--- SET EXERCISE ---
Drop the pictures, then extract the listing word for word.

--- COLLECTED DATA ---
--- begin ---

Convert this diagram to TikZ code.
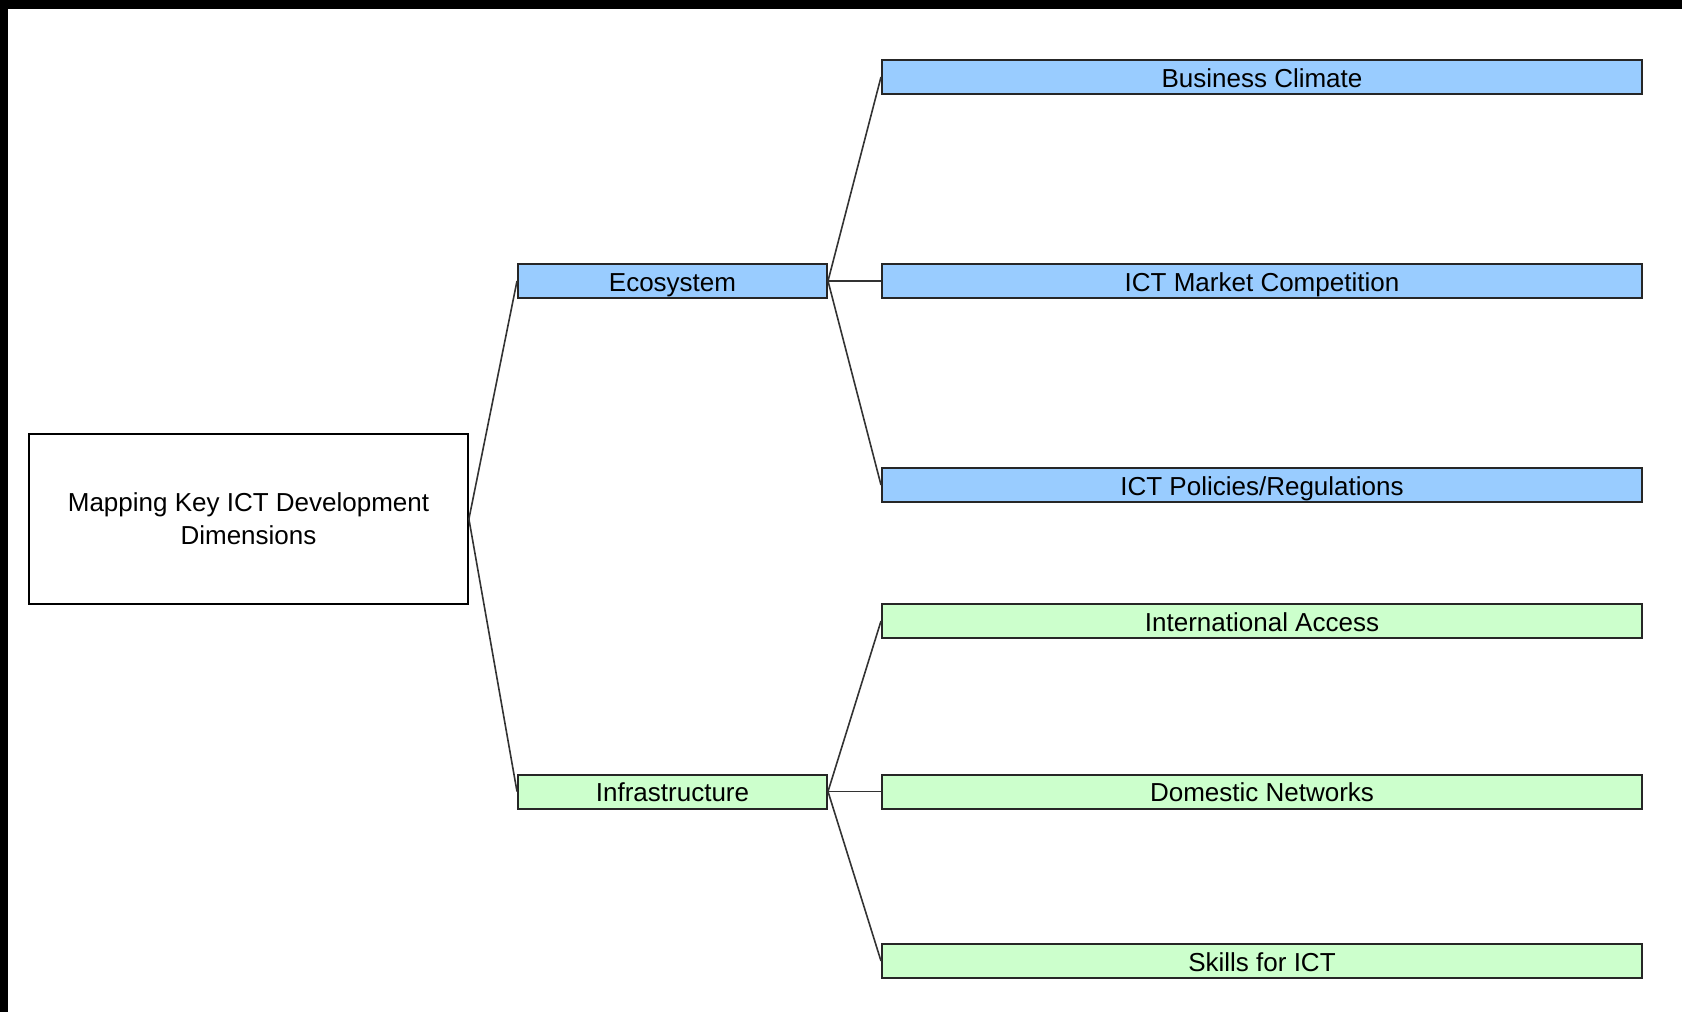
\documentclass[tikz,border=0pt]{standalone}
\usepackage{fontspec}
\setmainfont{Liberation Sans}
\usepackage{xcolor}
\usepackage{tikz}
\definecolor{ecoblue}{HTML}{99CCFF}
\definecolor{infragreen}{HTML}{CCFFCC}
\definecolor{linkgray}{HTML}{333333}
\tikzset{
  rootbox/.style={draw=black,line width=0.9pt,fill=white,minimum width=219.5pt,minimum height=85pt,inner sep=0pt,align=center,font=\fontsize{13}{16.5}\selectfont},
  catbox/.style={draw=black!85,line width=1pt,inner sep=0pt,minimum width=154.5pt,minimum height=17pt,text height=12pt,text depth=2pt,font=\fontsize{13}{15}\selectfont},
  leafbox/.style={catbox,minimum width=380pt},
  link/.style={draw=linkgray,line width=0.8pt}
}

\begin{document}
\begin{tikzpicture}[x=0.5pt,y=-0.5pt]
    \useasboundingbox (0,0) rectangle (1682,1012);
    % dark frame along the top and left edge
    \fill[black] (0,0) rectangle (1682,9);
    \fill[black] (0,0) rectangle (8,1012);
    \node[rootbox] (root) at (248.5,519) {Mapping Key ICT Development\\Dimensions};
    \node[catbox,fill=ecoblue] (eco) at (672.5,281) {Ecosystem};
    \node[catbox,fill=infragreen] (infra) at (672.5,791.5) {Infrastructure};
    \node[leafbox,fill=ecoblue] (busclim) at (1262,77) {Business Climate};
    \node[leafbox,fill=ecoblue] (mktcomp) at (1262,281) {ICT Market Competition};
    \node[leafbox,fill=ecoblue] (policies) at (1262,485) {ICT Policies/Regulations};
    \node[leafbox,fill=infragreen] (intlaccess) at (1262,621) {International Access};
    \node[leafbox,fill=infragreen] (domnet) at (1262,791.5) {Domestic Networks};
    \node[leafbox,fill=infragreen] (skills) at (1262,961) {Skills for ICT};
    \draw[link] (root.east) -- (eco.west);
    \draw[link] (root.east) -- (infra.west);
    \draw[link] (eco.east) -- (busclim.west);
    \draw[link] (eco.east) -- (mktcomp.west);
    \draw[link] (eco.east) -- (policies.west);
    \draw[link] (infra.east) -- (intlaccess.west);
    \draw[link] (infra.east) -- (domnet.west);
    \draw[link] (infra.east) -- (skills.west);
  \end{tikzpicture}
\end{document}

--- end ---

--- THE SOLUTION ---
Convert this diagram to TikZ code.
\documentclass[tikz,border=0pt]{standalone}
\usepackage{fontspec}
\setmainfont{Liberation Sans}
\usepackage{xcolor}
\usepackage{tikz}
\definecolor{ecoblue}{HTML}{99CCFF}
\definecolor{infragreen}{HTML}{CCFFCC}
\definecolor{linkgray}{HTML}{333333}
\tikzset{
  rootbox/.style={draw=black,line width=0.9pt,fill=white,minimum width=219.5pt,minimum height=85pt,inner sep=0pt,align=center,font=\fontsize{13}{16.5}\selectfont},
  catbox/.style={draw=black!85,line width=1pt,inner sep=0pt,minimum width=154.5pt,minimum height=17pt,text height=12pt,text depth=2pt,font=\fontsize{13}{15}\selectfont},
  leafbox/.style={catbox,minimum width=380pt},
  link/.style={draw=linkgray,line width=0.8pt}
}

\begin{document}
\begin{tikzpicture}[x=0.5pt,y=-0.5pt]
    \useasboundingbox (0,0) rectangle (1682,1012);
    % dark frame along the top and left edge
    \fill[black] (0,0) rectangle (1682,9);
    \fill[black] (0,0) rectangle (8,1012);
    \node[rootbox] (root) at (248.5,519) {Mapping Key ICT Development\\Dimensions};
    \node[catbox,fill=ecoblue] (eco) at (672.5,281) {Ecosystem};
    \node[catbox,fill=infragreen] (infra) at (672.5,791.5) {Infrastructure};
    \node[leafbox,fill=ecoblue] (busclim) at (1262,77) {Business Climate};
    \node[leafbox,fill=ecoblue] (mktcomp) at (1262,281) {ICT Market Competition};
    \node[leafbox,fill=ecoblue] (policies) at (1262,485) {ICT Policies/Regulations};
    \node[leafbox,fill=infragreen] (intlaccess) at (1262,621) {International Access};
    \node[leafbox,fill=infragreen] (domnet) at (1262,791.5) {Domestic Networks};
    \node[leafbox,fill=infragreen] (skills) at (1262,961) {Skills for ICT};
    \draw[link] (root.east) -- (eco.west);
    \draw[link] (root.east) -- (infra.west);
    \draw[link] (eco.east) -- (busclim.west);
    \draw[link] (eco.east) -- (mktcomp.west);
    \draw[link] (eco.east) -- (policies.west);
    \draw[link] (infra.east) -- (intlaccess.west);
    \draw[link] (infra.east) -- (domnet.west);
    \draw[link] (infra.east) -- (skills.west);
  \end{tikzpicture}
\end{document}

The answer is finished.